Alain Cugno – éthique et société

Transcription de la vidéo

Pensez-vous que l’état d’esprit de la société favorise les comportements éthiques, et si oui ou non, pourquoi ?

Oui bien sûr, elle les favorise. Comme toute société elle favorise les comportements réellement éthiques, et elle les favorise, parce que... Ça aussi c’est Aristote qui l’a perçu. Aristote dit que le fondement de la société c’est la filia, c’est l’amitié, c’est-à-dire la confiance et l’instauration d’une égalité fondamentale, sur laquelle viendront se greffer toutes les différences possibles. Et il définira la justice comme une justice qui tient compte des variétés, des variations, des différences, mais fondamentalement, c’est la sollicitude de l’homme pour l’homme qui est à la base de la société. C’est plus important, dit-il, que la justice. Donc cette confiance réciproque est dans toutes les sociétés, sinon nous ne pourrions pas vivre, nous ne pourrions pas traverser la rue, nous ne pourrions pas prendre le métro, et elle est réelle. Elle est une invitation à avoir un comportement éthique. La société est aussi ce qui m’entraîne du côté des comportements de pur opportunisme, ou conformisme, elle est aussi ce qui m’entraîne vers l’ennui, vers l’inauthenticité. C’est aussi incontestable. Notre société comme les autres. Il n’y a pas eu d’âge d’or de l’éthique.

Que pensez-vous de l’omniprésence de la communication à tous les niveaux de la société ?

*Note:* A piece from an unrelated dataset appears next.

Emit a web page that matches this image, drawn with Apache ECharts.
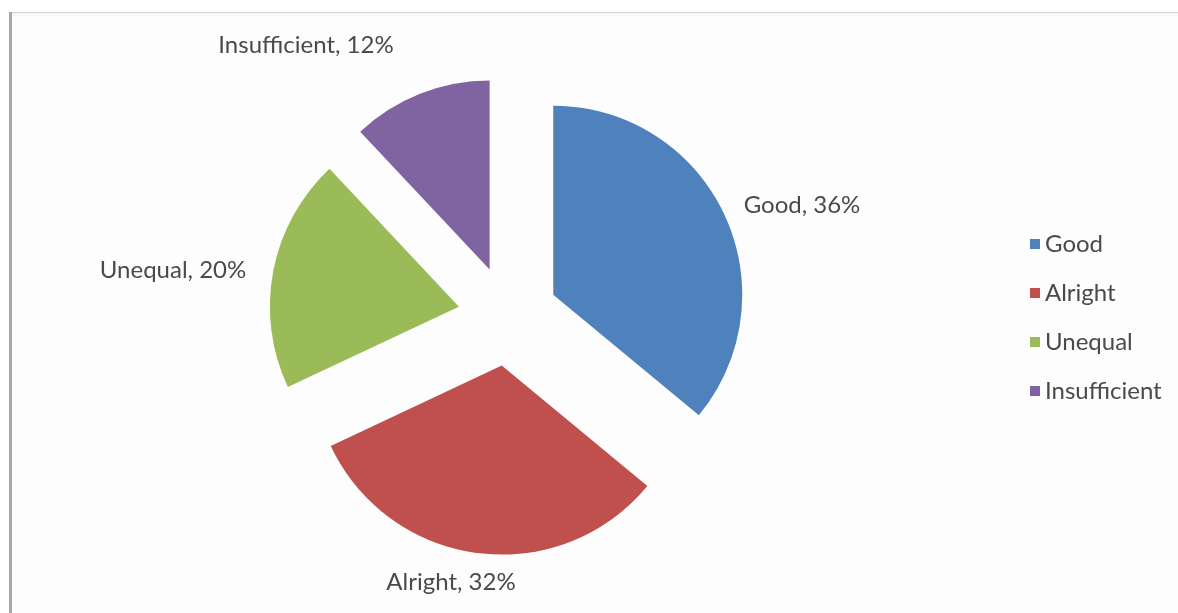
<!DOCTYPE html>
<html>
<head>
<meta charset="utf-8">
<script src="https://cdn.jsdelivr.net/npm/echarts@6/dist/echarts.min.js"></script>
<style>
  html, body { margin: 0; padding: 0; background: #ffffff; }
  #chart { width: 1178px; height: 613px; }
</style>
</head>
<body>
<div id="chart"></div>
<script>
// Survey answers and their shares (percent)
const categories = ['Good', 'Alright', 'Unequal', 'Insufficient'];
const shares = [36, 32, 20, 12];
const colors = ['#4F81BD', '#C0504D', '#9BBB59', '#8064A2'];

// Centres of the slice captions (px)
const labelSpots = [[802, 205], [451, 582], [173, 270], [306, 45]];

const FONT = 'Lato, "Open Sans", sans-serif';
const TEXT = '#4a4a4a';
const FONT_SIZE = 24;

const chart = echarts.init(document.getElementById('chart'), null, { renderer: 'canvas' });

// Frame: light rule along the top, darker rule down the left side
const frame = [
  { type: 'rect', shape: { x: 12, y: 12, width: 1166, height: 1 }, style: { fill: '#d2d2d2' }, silent: true },
  { type: 'rect', shape: { x: 12, y: 13, width: 1166, height: 3 }, style: { fill: '#f6f6f6' }, silent: true },
  { type: 'rect', shape: { x: 9, y: 12, width: 3, height: 601 }, style: { fill: '#a8a8a8' }, silent: true },
  { type: 'rect', shape: { x: 0, y: 0, width: 1178, height: 12 }, style: { fill: '#ffffff' }, silent: true },
  { type: 'rect', shape: { x: 0, y: 0, width: 9, height: 613 }, style: { fill: '#ffffff' }, silent: true }
];

// Slice captions: "Name, value%"
const captions = categories.map((name, i) => ({
  type: 'text',
  x: labelSpots[i][0],
  y: labelSpots[i][1],
  silent: true,
  z: 10,
  style: {
    text: name + ', ' + shares[i] + '%',
    fontFamily: FONT,
    fontSize: FONT_SIZE,
    fill: TEXT,
    align: 'center',
    verticalAlign: 'middle'
  }
}));

chart.setOption({
  animation: false,
  backgroundColor: '#fdfdfd',
  color: colors,
  graphic: frame.concat(captions),
  legend: {
    orient: 'vertical',
    left: 1025,
    top: 227,
    icon: 'rect',
    itemWidth: 10,
    itemHeight: 10,
    itemGap: 25,
    selectedMode: false,
    textStyle: { fontFamily: FONT, fontSize: FONT_SIZE, lineHeight: 24, color: TEXT, padding: [0, 0, 0, 0] },
    data: categories
  },
  series: [{
    type: 'pie',
    center: [508, 316],
    radius: 189,
    startAngle: 90,
    clockwise: true,
    selectedMode: 'multiple',
    selectedOffset: 50,
    emphasis: { disabled: true },
    itemStyle: { borderWidth: 0 },
    label: { show: false },
    labelLine: { show: false },
    data: categories.map((name, i) => ({ name, value: shares[i], selected: true }))
  }]
});
</script>
</body>
</html>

Il est absolument évident que les techniques du marketing ont gagné à peu près tous les domaines. Et si notre société est une société qui en vaut bien une autre, elle a aussi des défauts et est aussi prodigieusement agaçante. Et elle est en particulier agaçante par ce que vous venez de dire sur l’omniprésence de la communication. Ça prend des proportions tout à fait inquiétantes dans le domaine politique, puisque, contrairement à ce que l’on dit, il n’y a pas de débat, mais il y a l’appréciation des pourcentages, des opinions. C’est-à-dire que c’est la négation même du politique. Et cette démagogie, ou ce populisme – on peut voir là les sons du populisme –, qui consiste à continuellement faire comme si la réalité était ce que les gens ont pensé. Mais en même temps, c’est en boucle, c’est à dire que l’on dit aux gens : vous pensez cela. Alors ils le pensent. Puis ça refait un tour, et à chaque fois cela se renforce. Il suffit de dire aux gens qu’ils ont peur, pour qu’ils aient peur. Il suffit de dire aux gens qu’ils n’ont pas peur, pour qu’ils n’aient pas peur.

Et comme finalement, ce qui compte, ce sont les ventes des journaux ou les parts d’audition à la télévision, c’est le passionnel, l’effrayant, le scabreux, tout ce qu’on veut qui se met à être le contenu même de nos comportements sociétaux. Ça c’est très dommage et c’est très difficile à combattre, si ce n’est en luttant, en insistant d’une manière continuelle, peut-être, auprès des médias. C’est trop facile de leur jeter la pierre et de rejeter la responsabilité sur eux, mais enfin, quand même, ils ont une énorme responsabilité. En particulier dans cette manière de ne jamais laisser quelqu’un s’exprimer plus de cinq secondes – mais qu’est-ce qu’on peut dire en cinq secondes ? — ou de ne pas tenir compte de ce qui vient d’être dit, et de faire comme si la réponse avait été autre, ou bien de tenir comme allant de soi des choses qui ne vont pas de soi du tout. Je crois que c’est extrêmement pernicieux et que, comme tu le disais, ça sape la confiance que nous pouvons avoir dans nos relations sociales mêmes.

Est-ce que les médias ont un rôle à jouer pour rendre la société plus éthique ?

C’est à travers les médias que l’on arrivera à redresser l’opinion publique, puisque l’opinion publique n’existe pas. Elle est ce qu’on dit qu’elle est. Mais ça marche. Je pense également que ce qu’il faudrait faire, c’est une restauration du politique, une vraie restauration du politique, c’est-à-dire une vraie restauration de la démocratie, c’est-à-dire enfin un véritable renouvellement du débat public. Dans les formes qui sont celles que nous connaissons, ce sont les parlementaires qui sont les premiers visés. C’est-à-dire que les débats devraient essentiellement être des débats entre parlementaires, qui sont, contrairement à une idée reçue, des gens très bien, bien informés, généralement intelligents, mais la part de leurs travaux, qui est considérable, qui passe dans la connaissance de l’opinion publique, est extrêmement réduite.